Find each line containing the string "page". Copy it.

Source code of charts:

┌────────

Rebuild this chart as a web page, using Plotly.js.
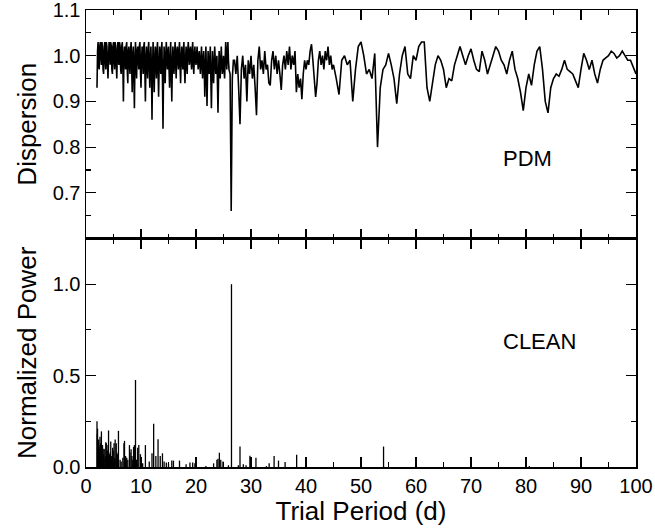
<!DOCTYPE html>
<html>
<head>
<meta charset="utf-8">
<script src="https://cdn.plot.ly/plotly-3.0.1.min.js"></script>
<style>html,body{margin:0;padding:0;background:#fff;}#chart{width:655px;height:529px;}</style>
</head>
<body>
<div id="chart"></div>
<script>
// ---- PDM (dispersion) data ----
// segment 1: periods 2.0 .. 26.0, spacing 0.1
var pdmSeg1Start = 2.0, pdmSeg1Step = 0.1;
var pdmSeg1 = [
  0.93, 1.01, 1.03, 0.98, 0.97, 1.02, 1.03, 1.00, 0.98, 1.03,
  1.02, 0.97, 0.96, 1.01, 1.03, 0.99, 0.97, 1.03, 1.02, 0.98,
  0.95, 1.00, 1.03, 1.01, 0.98, 1.03, 1.02, 0.97, 0.96, 1.02,
  1.03, 0.99, 0.97, 1.03, 1.02, 0.98, 0.95, 1.01, 1.03, 0.99,
  0.98, 1.03, 1.02, 0.97, 0.96, 1.02, 1.03, 0.98, 0.90, 1.00,
  1.02, 0.99, 0.97, 1.02, 1.03, 0.97, 0.94, 1.01, 1.02, 0.98,
  0.96, 1.01, 1.03, 0.98, 0.92, 1.00, 1.02, 0.96, 0.885, 0.99,
  1.03, 0.98, 0.95, 1.01, 1.02, 0.99, 0.97, 1.02, 1.03, 0.97,
  0.93, 0.99, 1.02, 1.00, 0.96, 1.02, 1.03, 0.97, 0.90, 0.99,
  1.02, 0.98, 0.95, 1.01, 1.03, 0.98, 0.93, 0.99, 1.02, 0.97,
  0.86, 0.97, 1.03, 0.99, 0.92, 0.98, 1.02, 0.99, 0.95, 1.01,
  1.03, 0.97, 0.91, 0.98, 1.02, 0.99, 0.96, 1.01, 1.03, 0.95,
  0.84, 0.96, 1.02, 0.98, 0.94, 1.00, 1.03, 0.99, 0.97, 1.01,
  1.02, 0.97, 0.93, 0.99, 1.03, 0.96, 0.90, 0.98, 1.02, 0.99,
  0.96, 1.00, 1.03, 0.98, 0.95, 1.01, 1.02, 0.99, 0.97, 1.01,
  1.03, 0.98, 0.94, 0.99, 1.02, 1.00, 0.97, 1.01, 1.03, 0.97,
  0.94, 0.99, 1.02, 0.98, 0.96, 1.01, 1.03, 1.00, 0.98, 1.01,
  1.02, 0.99, 0.97, 1.01, 1.03, 0.98, 0.96, 1.00, 1.02, 0.99,
  0.98, 1.00, 1.02, 0.99, 0.97, 1.00, 1.01, 0.98, 0.96, 0.99,
  1.02, 0.98, 0.95, 0.99, 1.01, 0.97, 0.91, 0.97, 1.02, 0.96,
  0.89, 0.96, 1.01, 0.98, 0.96, 0.99, 1.02, 0.95, 0.885, 0.96,
  1.01, 0.97, 0.94, 0.98, 1.02, 0.99, 0.96, 0.98, 1.00, 0.94,
  0.875, 0.95, 1.01, 0.98, 0.95, 0.99, 1.02, 0.98, 0.96, 0.98,
  1.00, 0.97, 0.95, 0.99, 1.03, 1.00, 0.97, 1.01, 1.03, 0.99,
  0.97
];
// the deep minimum near 26.4 d
var pdmDipPeriod = [26.2, 26.3, 26.4, 26.5, 26.6, 26.8];
var pdmDipValue  = [0.96, 0.81, 0.66, 0.80, 0.95, 0.99];
// segment 2: periods 27.0 .. 45.0, spacing 0.25
var pdmSeg2Start = 27.0, pdmSeg2Step = 0.25;
var pdmSeg2 = [
  0.99, 0.96, 1.00, 0.93,
  0.85, 0.97, 1.00, 0.95,
  0.98, 0.90, 0.99, 0.96,
  1.00, 0.95, 0.98, 0.93,
  0.87, 0.99, 1.02, 0.97,
  0.99, 0.96, 1.01, 0.97,
  0.98, 0.94, 0.935, 0.99,
  1.01, 0.97, 1.00, 0.96,
  0.99, 0.96, 0.925, 0.98,
  1.00, 0.97, 1.01, 0.98,
  1.02, 0.97, 1.00, 0.98,
  1.01, 0.92, 0.96, 0.93,
  0.95, 0.905, 0.96, 0.99,
  0.97, 0.99, 0.98, 1.01,
  1.025, 0.99, 0.95, 0.91,
  0.94, 0.99, 1.01, 0.98,
  1.00, 0.97, 1.01, 0.99,
  1.02, 0.98, 1.00, 0.97,
  0.98
];
// segment 3: periods 45.5 .. 100.0, spacing 0.5
var pdmSeg3Start = 45.5, pdmSeg3Step = 0.5;
var pdmSeg3 = [
  0.95, 0.915, 0.99, 1.00, 0.98, 0.99, 0.90, 0.97, 1.02, 1.03,
  1.00, 0.96, 0.97, 0.95, 1.005, 0.80, 0.93, 0.97, 0.98, 1.005,
  0.98, 0.95, 0.895, 0.96, 1.00, 1.02, 0.96, 0.95, 1.00, 0.99,
  1.02, 1.03, 1.03, 0.93, 0.90, 0.94, 0.98, 1.00, 0.99, 0.97,
  0.93, 0.95, 0.945, 0.98, 1.00, 1.02, 1.00, 0.98, 1.00, 1.015,
  0.99, 0.97, 0.965, 1.01, 0.99, 0.96, 0.98, 1.00, 1.02, 1.01,
  0.99, 0.98, 0.96, 0.99, 1.01, 0.97, 0.95, 0.92, 0.88, 0.93,
  0.96, 0.935, 0.98, 1.01, 1.02, 0.97, 0.90, 0.875, 0.93, 0.95,
  0.96, 0.955, 0.97, 0.99, 0.97, 0.965, 0.96, 0.945, 0.93, 0.97,
  1.005, 0.99, 0.97, 0.99, 0.96, 0.94, 0.97, 0.99, 0.995, 1.00,
  1.01, 1.005, 0.995, 1.00, 1.01, 1.00, 0.99, 0.99, 0.975, 0.96
];

// ---- CLEAN (normalized power) data ----
var cleanPeriod = [2.0, 2.05, 2.1, 2.2, 2.3, 2.35, 2.45, 2.55, 2.6, 2.65, 2.75, 2.8, 2.9, 3.0, 3.05, 3.15,
  3.25, 3.3, 3.45, 3.55, 3.6, 3.7, 3.8, 3.85, 3.95, 4.0, 4.1, 4.2, 4.3, 4.4, 4.5, 4.6, 4.7, 4.85, 4.95,
  5.1, 5.2, 5.3, 5.45, 5.5, 5.6, 5.75, 5.9, 6.2, 6.4, 6.7, 6.9, 7.0, 7.2, 7.4, 7.6, 7.9, 8.0, 8.2, 8.35,
  8.5, 8.65, 8.8, 9.0, 9.2, 9.4, 9.6, 9.9, 10.3, 10.8, 11.5, 12.0, 12.3, 12.7, 13.1, 13.5, 13.9, 14.2,
  14.6, 15.0, 15.6, 15.9, 17.0, 18.2, 18.9, 19.4, 19.8, 21.8, 23.2, 23.8, 24.0, 24.25, 24.5, 24.9, 25.9,
  26.45, 27.7, 28.0, 28.6, 29.1, 29.8, 30.9, 32.8, 33.3, 34.2, 35.0, 36.2, 38.3, 40.0, 54.1, 80.6];
var cleanPower = [0.25, 0.18, 0.21, 0.12, 0.15, 0.12, 0.10, 0.165, 0.11, 0.13, 0.09, 0.195, 0.08, 0.12, 0.05, 0.07,
  0.10, 0.097, 0.05, 0.06, 0.135, 0.13, 0.06, 0.05, 0.09, 0.12, 0.2, 0.05, 0.07, 0.08, 0.14, 0.06, 0.045, 0.105, 0.09,
  0.13, 0.05, 0.15, 0.045, 0.13, 0.08, 0.07, 0.198, 0.04, 0.03, 0.05, 0.13, 0.143, 0.06, 0.05, 0.04, 0.12, 0.08, 0.097, 0.06,
  0.04, 0.11, 0.12, 0.476, 0.04, 0.105, 0.12, 0.07, 0.02, 0.12, 0.03, 0.075, 0.236, 0.06, 0.152, 0.06, 0.075, 0.03,
  0.025, 0.02, 0.035, 0.035, 0.035, 0.015, 0.025, 0.025, 0.02, 0.005, 0.02, 0.04, 0.045, 0.078, 0.04, 0.03, 0.01,
  1.0, 0.01, 0.112, 0.015, 0.01, 0.062, 0.05, 0.005, 0.02, 0.06, 0.035, 0.028, 0.067, 0.01, 0.112, 0.005];

var xTickVals = [0, 10, 20, 30, 40, 50, 60, 70, 80, 90, 100];
var pdmTickVals = [0.7, 0.8, 0.9, 1.0, 1.1];
var cleanTickVals = [0.0, 0.5, 1.0];

// ---- build traces ----
function addSeg(start, step, vals, xs, ys) {
  for (var i = 0; i < vals.length; i++) { xs.push(+(start + i * step).toFixed(3)); ys.push(vals[i]); }
}
var pdmX = [], pdmY = [];
addSeg(pdmSeg1Start, pdmSeg1Step, pdmSeg1, pdmX, pdmY);
for (var i = 0; i < pdmDipPeriod.length; i++) { pdmX.push(pdmDipPeriod[i]); pdmY.push(pdmDipValue[i]); }
addSeg(pdmSeg2Start, pdmSeg2Step, pdmSeg2, pdmX, pdmY);
addSeg(pdmSeg3Start, pdmSeg3Step, pdmSeg3, pdmX, pdmY);

var cX = [], cY = [];
for (var j = 0; j < cleanPeriod.length; j++) {
  cX.push(cleanPeriod[j], cleanPeriod[j], null);
  cY.push(0, cleanPower[j], null);
}

var font = {family: 'Liberation Sans, Arial, sans-serif', color: '#000'};
var traces = [
  {x: pdmX, y: pdmY, type: 'scatter', mode: 'lines', xaxis: 'x', yaxis: 'y',
   line: {color: '#000', width: 1.6, simplify: false}, hoverinfo: 'skip'},
  {x: cX, y: cY, type: 'scatter', mode: 'lines', xaxis: 'x2', yaxis: 'y2',
   line: {color: '#000', width: 1.3, simplify: false}, connectgaps: false, hoverinfo: 'skip'}
];

var axCommon = {
  showline: true, linecolor: '#000', linewidth: 1.5, mirror: 'allticks',
  ticks: 'inside', ticklen: 10, tickwidth: 1.2, tickcolor: '#000', ticklabeloverflow: 'allow',
  showgrid: false, zeroline: false, tickfont: {family: font.family, size: 20, color: '#000'}
};
function ax(extra) { return Object.assign({}, axCommon, extra); }
var minorStyle = {ticks: 'inside', ticklen: 5, tickcolor: '#000', tickwidth: 1.2, showgrid: false};

var layout = {
  width: 655, height: 529,
  margin: {l: 86, r: 19, t: 10, b: 62},
  paper_bgcolor: '#fff', plot_bgcolor: '#fff',
  showlegend: false,
  font: font,
  xaxis: ax({anchor: 'y', range: [0, 100], tickmode: 'array', tickvals: xTickVals, showticklabels: false,
    minor: Object.assign({dtick: 5, tick0: 0}, minorStyle)}),
  yaxis: ax({domain: [0.5, 1], anchor: 'x', range: [0.6, 1.1], tickmode: 'array', tickvals: pdmTickVals,
    tickformat: '.1f',
    minor: Object.assign({dtick: 0.05, tick0: 0.6}, minorStyle),
    title: {text: 'Dispersion', font: {family: font.family, size: 26, color: '#000'}, standoff: 8}}),
  xaxis2: ax({anchor: 'y2', range: [0, 100], tickmode: 'array', tickvals: xTickVals,
    minor: Object.assign({dtick: 5, tick0: 0}, minorStyle),
    title: {text: 'Trial Period (d)', font: {family: font.family, size: 26, color: '#000'}, standoff: 2}}),
  yaxis2: ax({domain: [0, 0.5], anchor: 'x2', range: [0, 1.25], tickmode: 'array', tickvals: cleanTickVals,
    tickformat: '.1f',
    minor: Object.assign({dtick: 0.25, tick0: 0}, minorStyle),
    title: {text: 'Normalized Power', font: {family: font.family, size: 26, color: '#000'}, standoff: 8}}),
  annotations: [
    {text: 'PDM', x: 80.3, y: 0.774, xref: 'x', yref: 'y', showarrow: false,
     font: {family: font.family, size: 22, color: '#000'}},
    {text: 'CLEAN', x: 82.4, y: 0.684, xref: 'x2', yref: 'y2', showarrow: false,
     font: {family: font.family, size: 22, color: '#000'}}
  ]
};

Plotly.newPlot('chart', traces, layout, {staticPlot: true, displayModeBar: false});
</script>
</body>
</html>
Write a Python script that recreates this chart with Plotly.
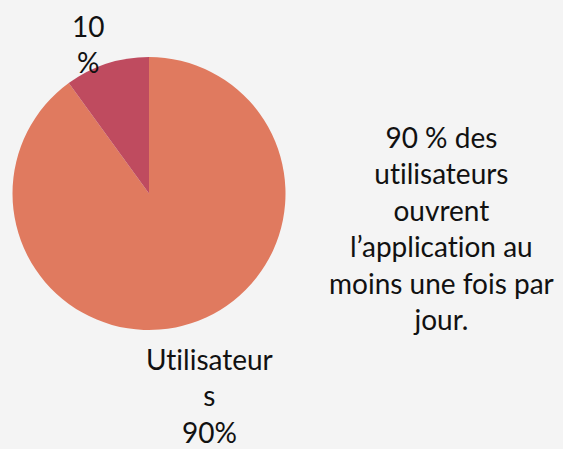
import plotly.graph_objects as go

labels = ["Utilisateurs", "Autres"]
values = [90, 10]
colors = ["#E07A5F", "#BF4B5F"]
note_lines = ["90 % des", "utilisateurs", "ouvrent", "l’application au", "moins une fois par", "jour."]

W, H = 563, 449
FONT = "Lato"
ZWNJ = "\u200c"

def noliga(s):
    # avoid the "ti" / "fi" ligatures of the font
    return s.replace("ti", "t" + ZWNJ + "i").replace("fi", "f" + ZWNJ + "i")

fig = go.Figure(go.Pie(
    labels=labels,
    values=values,
    sort=False,
    direction="clockwise",
    rotation=0,
    marker=dict(colors=colors, line=dict(width=0)),
    textinfo="none",
    hoverinfo="label+percent",
    showlegend=False,
    domain=dict(x=[12 / W, 286 / W], y=[1 - 330 / H, 1 - 57 / H]),
))

total = sum(values)
pct = [round(v / total * 100) for v in values]

def px(x, y):
    return x / W, 1 - y / H

annots = []
ax, ay = px(88, 44)
annots.append(dict(text=f"{pct[1]}<br>%", x=ax, y=ay))
ax, ay = px(209, 395)
annots.append(dict(text=noliga("Utilisateur") + "<br>s<br>" + f"{pct[0]}%", x=ax, y=ay))
ax, ay = px(441, 228)
annots.append(dict(text="<br>".join(noliga(l) for l in note_lines), x=ax, y=ay))

for a in annots:
    a.update(xref="paper", yref="paper", showarrow=False, xanchor="center", yanchor="middle",
             align="center", font=dict(family=FONT, size=28, color="#111111"))

fig.update_layout(
    width=W, height=H,
    margin=dict(l=0, r=0, t=0, b=0),
    paper_bgcolor="#F4F4F4",
    plot_bgcolor="#F4F4F4",
    annotations=annots,
)

fig.write_html("out.html")
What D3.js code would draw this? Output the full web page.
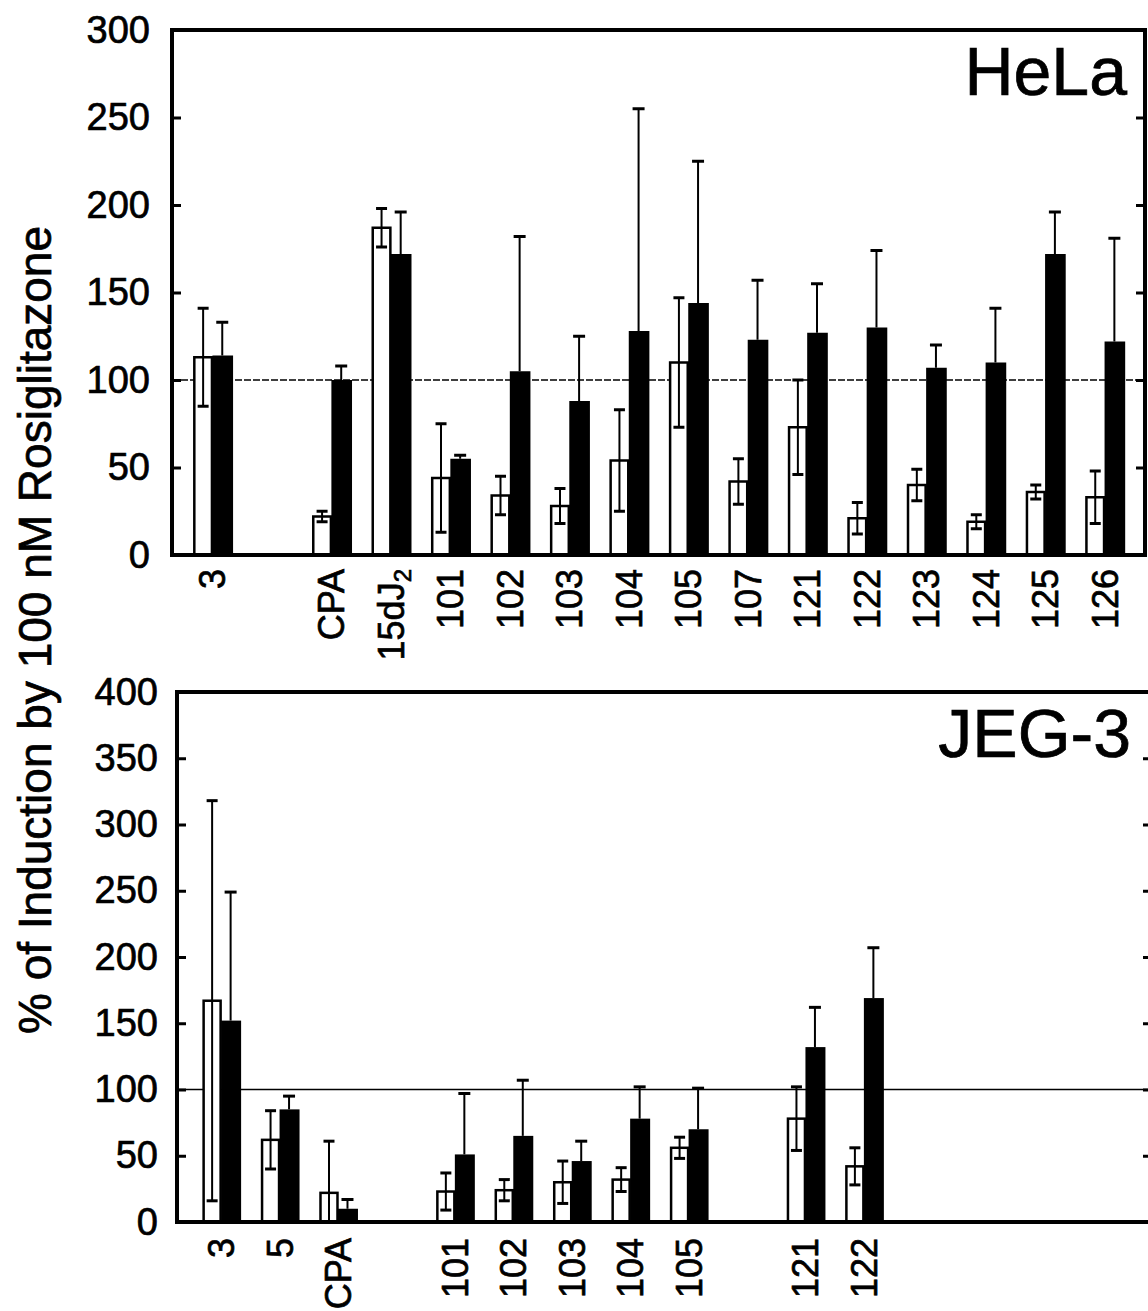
<!DOCTYPE html>
<html>
<head>
<meta charset="utf-8">
<script src="https://cdn.jsdelivr.net/npm/d3@7"></script>
<style>
  body { margin: 0; background: #fff; }
  svg { display: block; }
  text { font-family: "Liberation Sans", Arial, Helvetica, sans-serif; fill: #000; stroke: #000; stroke-width: 0.7px; }
</style>
</head>
<body>
<script>
// HeLa panel (slots with "gap" keys are empty positions on the x axis)
const helaSlots = ["3", "gap1", "CPA", "15dJ2", "101", "102", "103", "104", "105", "107", "121", "122", "123", "124", "125", "126"];
const helaCats = ["3", "CPA", "15dJ2", "101", "102", "103", "104", "105", "107", "121", "122", "123", "124", "125", "126"];
const helaOpen = [113, 22, 187, 44, 34, 28, 54, 110, 42, 73, 21, 40, 19, 36, 33];
const helaOpenErr = [28, 3, 11, 31, 11, 10, 29, 37, 13, 27, 9, 9, 4, 4, 15];
const helaBlack = [114, 100, 172, 55, 105, 88, 128, 144, 123, 127, 130, 107, 110, 172, 122];
const helaBlackErr = [19, 8, 24, 2, 77, 37, 127, 81, 34, 28, 44, 13, 31, 24, 59];
const helaTicks = [0, 50, 100, 150, 200, 250, 300];

// JEG-3 panel
const jegSlots = ["3", "5", "CPA", "gap3", "101", "102", "103", "104", "105", "gap9", "121", "122"];
const jegCats = ["3", "5", "CPA", "101", "102", "103", "104", "105", "121", "122"];
const jegOpen = [167, 62, 22, 23, 24, 30, 32, 56, 78, 42];
const jegOpenErr = [151, 22, 39, 14, 8, 16, 9, 8, 24, 14];
const jegBlack = [152, 85, 10, 51, 65, 46, 78, 70, 132, 169];
const jegBlackErr = [97, 10, 7, 46, 42, 15, 24, 31, 30, 38];
const jegTicks = [0, 50, 100, 150, 200, 250, 300, 350, 400];

const W = 1148, H = 1311;
const svg = d3.select("body").append("svg").attr("width", W).attr("height", H);

function drawPanel(p) {
  const g = svg.append("g");
  const x = d3.scaleBand().domain(p.slots).range([p.left, p.xEnd])
    .paddingInner(p.inner).paddingOuter(p.outer);
  const bw = x.bandwidth() / 2;
  const y = d3.scaleLinear().domain([0, p.max]).range([p.bottom, p.top]);

  const rows = p.cats.map((c, i) => ({
    cat: c, open: p.open[i], openErr: p.openErr[i], black: p.black[i], blackErr: p.blackErr[i]
  }));

  // 100% reference line, behind the bars
  g.append("line")
    .attr("x1", p.left).attr("x2", p.right)
    .attr("y1", y(100)).attr("y2", y(100))
    .attr("stroke", "#000").attr("stroke-width", 1.6)
    .attr("stroke-dasharray", p.dashed ? "7,2" : null);

  const bars = g.append("g").selectAll("g").data(rows).join("g")
    .attr("transform", d => `translate(${x(d.cat)},0)`);

  // open bars
  bars.append("rect")
    .attr("x", 1.5).attr("width", bw - 2)
    .attr("y", d => y(d.open)).attr("height", d => y(0) - y(d.open))
    .attr("fill", "#fff").attr("stroke", "#000").attr("stroke-width", 2.5);

  // error bars on open bars (both directions)
  bars.append("line")
    .attr("x1", bw / 2 + 0.5).attr("x2", bw / 2 + 0.5)
    .attr("y1", d => y(Math.max(0, d.open - d.openErr)))
    .attr("y2", d => y(d.open + d.openErr))
    .attr("stroke", "#000").attr("stroke-width", 2);
  bars.append("line")
    .attr("x1", bw / 2 - 5).attr("x2", bw / 2 + 6)
    .attr("y1", d => y(d.open + d.openErr)).attr("y2", d => y(d.open + d.openErr))
    .attr("stroke", "#000").attr("stroke-width", 3);
  bars.filter(d => d.open - d.openErr > 0).append("line")
    .attr("x1", bw / 2 - 5).attr("x2", bw / 2 + 6)
    .attr("y1", d => y(d.open - d.openErr)).attr("y2", d => y(d.open - d.openErr))
    .attr("stroke", "#000").attr("stroke-width", 3);

  // black bars
  bars.append("rect")
    .attr("x", bw).attr("width", bw + 1)
    .attr("y", d => y(d.black)).attr("height", d => y(0) - y(d.black))
    .attr("fill", "#000");
  bars.append("line")
    .attr("x1", bw * 1.5).attr("x2", bw * 1.5)
    .attr("y1", d => y(d.black)).attr("y2", d => y(d.black + d.blackErr))
    .attr("stroke", "#000").attr("stroke-width", 2);
  bars.append("line")
    .attr("x1", bw * 1.5 - 6).attr("x2", bw * 1.5 + 6)
    .attr("y1", d => y(d.black + d.blackErr)).attr("y2", d => y(d.black + d.blackErr))
    .attr("stroke", "#000").attr("stroke-width", 3);

  // left axis, ticks pointing inward
  g.append("g")
    .attr("transform", `translate(${p.left},0)`)
    .call(d3.axisLeft(y).tickValues(p.ticks).tickSize(-9).tickPadding(p.pad))
    .call(a => a.select(".domain").remove())
    .call(a => a.selectAll("line").attr("stroke-width", 3))
    .attr("font-size", 38)
    .attr("font-family", null);

  // right axis, no labels
  g.append("g")
    .attr("transform", `translate(${p.right},0)`)
    .call(d3.axisRight(y).tickValues(p.ticks).tickSize(-9).tickFormat(""))
    .call(a => a.select(".domain").remove())
    .call(a => a.selectAll("line").attr("stroke-width", 3));

  // category labels
  const xa = g.append("g")
    .attr("transform", `translate(0,${p.bottom})`)
    .call(d3.axisBottom(x).tickValues(p.cats).tickSize(0))
    .call(a => a.select(".domain").remove())
    .attr("font-size", 36)
    .attr("font-family", null);
  xa.selectAll("text")
    .attr("transform", "rotate(-90)")
    .attr("x", -p.labelOff).attr("y", 0).attr("dy", "0.36em")
    .style("text-anchor", "end");
  xa.selectAll("text").filter(d => d === "15dJ2").text("15dJ")
    .append("tspan").attr("font-size", 24).attr("dy", "0.3em").text("2");

  // frame
  g.append("rect")
    .attr("x", p.left).attr("y", p.top)
    .attr("width", p.right - p.left).attr("height", p.bottom - p.top)
    .attr("fill", "none").attr("stroke", "#000").attr("stroke-width", 4);

  g.append("text")
    .attr("x", p.nameX).attr("y", p.nameY)
    .attr("text-anchor", "end").attr("font-size", 68)
    .text(p.name);
}

drawPanel({
  slots: helaSlots, cats: helaCats, open: helaOpen, openErr: helaOpenErr,
  black: helaBlack, blackErr: helaBlackErr, ticks: helaTicks, max: 300,
  left: 172, right: 1145, xEnd: 1145, top: 30, bottom: 555,
  inner: 0.34, outer: 0.35, pad: 22, labelOff: 14, dashed: true,
  name: "HeLa", nameX: 1127, nameY: 95
});

drawPanel({
  slots: jegSlots, cats: jegCats, open: jegOpen, openErr: jegOpenErr,
  black: jegBlack, blackErr: jegBlackErr, ticks: jegTicks, max: 400,
  left: 177, right: 1152, xEnd: 908, top: 692, bottom: 1222,
  inner: 0.35, outer: 0.43, pad: 19, labelOff: 16, dashed: false,
  name: "JEG-3", nameX: 1131, nameY: 757
});

// shared y axis title
svg.append("text")
  .attr("transform", "translate(51,630) rotate(-90)")
  .attr("text-anchor", "middle")
  .attr("font-size", 46)
  .text("% of Induction by 100 nM Rosiglitazone");
</script>
</body>
</html>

└────────

| Reply |
Rebuild this chart as a web page, using Plotly.js.
What D3.js code would draw this? Output the full web page.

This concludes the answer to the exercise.